I joke, but I say this with the full understanding that there are growing pains and learning curves with every new piece of hardware, and I took the time to adjust settings, practice repetitive shapes, and put in the work to see what I could get from the Pro 24 after a week. My experience did not improve dramatically, but it did get a bit better with fine-tuning and adjusting my own hand pressure.
That said, the low tablet position and added hand weight needed did lead to work fatigue more quickly. So, I would experience decreased work speed, increased fatigue, and mild levels of aggravation if I kept working with the Pro 24 for a prolonged period of time.
Pricing and Value
The Pro 24 retails for $899 through the XP Pen store. The Wacom Pro 24 retails for $1,999 through the Wacom store.

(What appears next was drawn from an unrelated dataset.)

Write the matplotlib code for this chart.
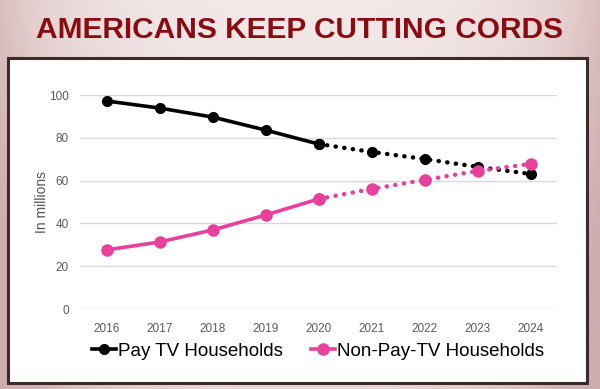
import matplotlib.pyplot as plt
import numpy as np
from matplotlib.patches import Rectangle
from matplotlib.lines import Line2D
from matplotlib.colors import LinearSegmentedColormap

years = [2016, 2017, 2018, 2019, 2020, 2021, 2022, 2023, 2024]
pay_tv = [97.2, 93.9, 89.7, 83.6, 77.1, 73.4, 70.1, 66.4, 63.1]
non_pay_tv = [27.6, 31.3, 36.9, 43.9, 51.4, 56.1, 60.3, 64.5, 67.8]
split = 4  # index of 2020: actual up to here, projected after

black = '#000000'
pink = '#e8409c'
dots = (0, (0.05, 1.9))

plt.rcParams['font.family'] = ['Liberation Sans', 'DejaVu Sans']

fig = plt.figure(figsize=(6, 3.89), dpi=100)

# pinkish background, lighter at the top, darker toward the sides
bg = fig.add_axes([0, 0, 1, 1], zorder=-10)
cmap = LinearSegmentedColormap.from_list('bgpink', ['#f3e9e9', '#e6d2d2', '#cfaeb0'])
gx = np.linspace(-1, 1, 300)
gy = np.linspace(0, 1, 200)
X, Y = np.meshgrid(gx, gy)
shade = np.clip(0.75 * np.abs(X) ** 3 + 0.45 * Y, 0, 1)
bg.imshow(shade, cmap=cmap, vmin=0, vmax=1, aspect='auto',
          extent=[0, 1, 0, 1], origin='upper')
bg.set_xlim(0, 1)
bg.set_ylim(0, 1)
bg.axis('off')

# white frame with dark border
bg.add_patch(Rectangle((8 / 600, 1 - 383 / 389), 579 / 600, 325 / 389,
                       facecolor='white', edgecolor='#3b2b2b', linewidth=2.2))

fig.text(0.5, 1 - 30 / 389, 'AMERICANS KEEP CUTTING CORDS',
         ha='center', va='center', color='#8a0c10', fontsize=21.5,
         fontweight='bold', family=['Liberation Sans Narrow', 'Liberation Sans', 'DejaVu Sans'])

ax = fig.add_axes([80 / 600, 1 - 309 / 389, 477 / 600, 214 / 389])
ax.set_facecolor('none')

ax.plot(years[:split + 1], pay_tv[:split + 1], color=black, lw=2.6,
        marker='o', ms=7, solid_capstyle='round', clip_on=False, zorder=3)
ax.plot(years[split:], pay_tv[split:], color=black, lw=3.2, ls=dots,
        dash_capstyle='round', marker='o', ms=7, clip_on=False, zorder=3)
ax.plot(years[:split + 1], non_pay_tv[:split + 1], color=pink, lw=2.6,
        marker='o', ms=8, solid_capstyle='round', clip_on=False, zorder=3)
ax.plot(years[split:], non_pay_tv[split:], color=pink, lw=3.2, ls=dots,
        dash_capstyle='round', marker='o', ms=8, clip_on=False, zorder=4)

ax.set_xlim(2015.5, 2024.5)
ax.set_ylim(0, 100)
ax.set_yticks(range(0, 101, 20))
ax.set_xticks(years)
ax.grid(axis='y', color='#d9d9d9', lw=1)
ax.set_axisbelow(True)
for s in ax.spines.values():
    s.set_visible(False)
ax.tick_params(length=0, labelsize=8.5, labelcolor='#5a5a5a', pad=8)
ax.tick_params(axis='x', pad=10)
ax.set_ylabel('In millions', fontsize=10, color='#555555', labelpad=0)

handles = [
    Line2D([], [], color=black, lw=2.6, marker='o', ms=7),
    Line2D([], [], color=pink, lw=2.6, marker='o', ms=8),
]
fig.legend(handles, ['Pay TV Households', 'Non-Pay-TV Households'],
           loc='center', bbox_to_anchor=(0.53, 1 - 351 / 389), ncol=2,
           frameon=False, fontsize=13.5, handlelength=1.3, handletextpad=0.1,
           columnspacing=1.5)

fig.savefig('out.png', dpi=100)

Side-by-side with Wacom, the XP Pen tablet presents considerable savings, but based on my experiences with the XP Pen Artist Pro 24, I feel like this is a case of getting what you pay for.
Yes, that is a lot of money saved, but based on the software frustrations, lack of elevation, and just-average drawing experience, this is not a piece of hardware that I can recommend when we live in an age of digital art, where the artist is spoiled for choice.
XP Pen is still on the right track, and if it addresses the software issues and fine-tunes the performance of their tablets, it could offer very nice hardware at a great price. For me, it's just not there yet.
Currently, I would recommend the Wacom One or an iPad and the Apple Pencil for artists new to the medium, and the Wacom Pro 24 to experienced digital artists.
- High build quality and feel.
- Good screen resolution and quality.
- Useful information such as charging status are displayed through the window
- Stand needs more height adjustments.
- Difficult installation process.
- Responsiveness issues in use.
- Cost savings outweighed by poor user experience.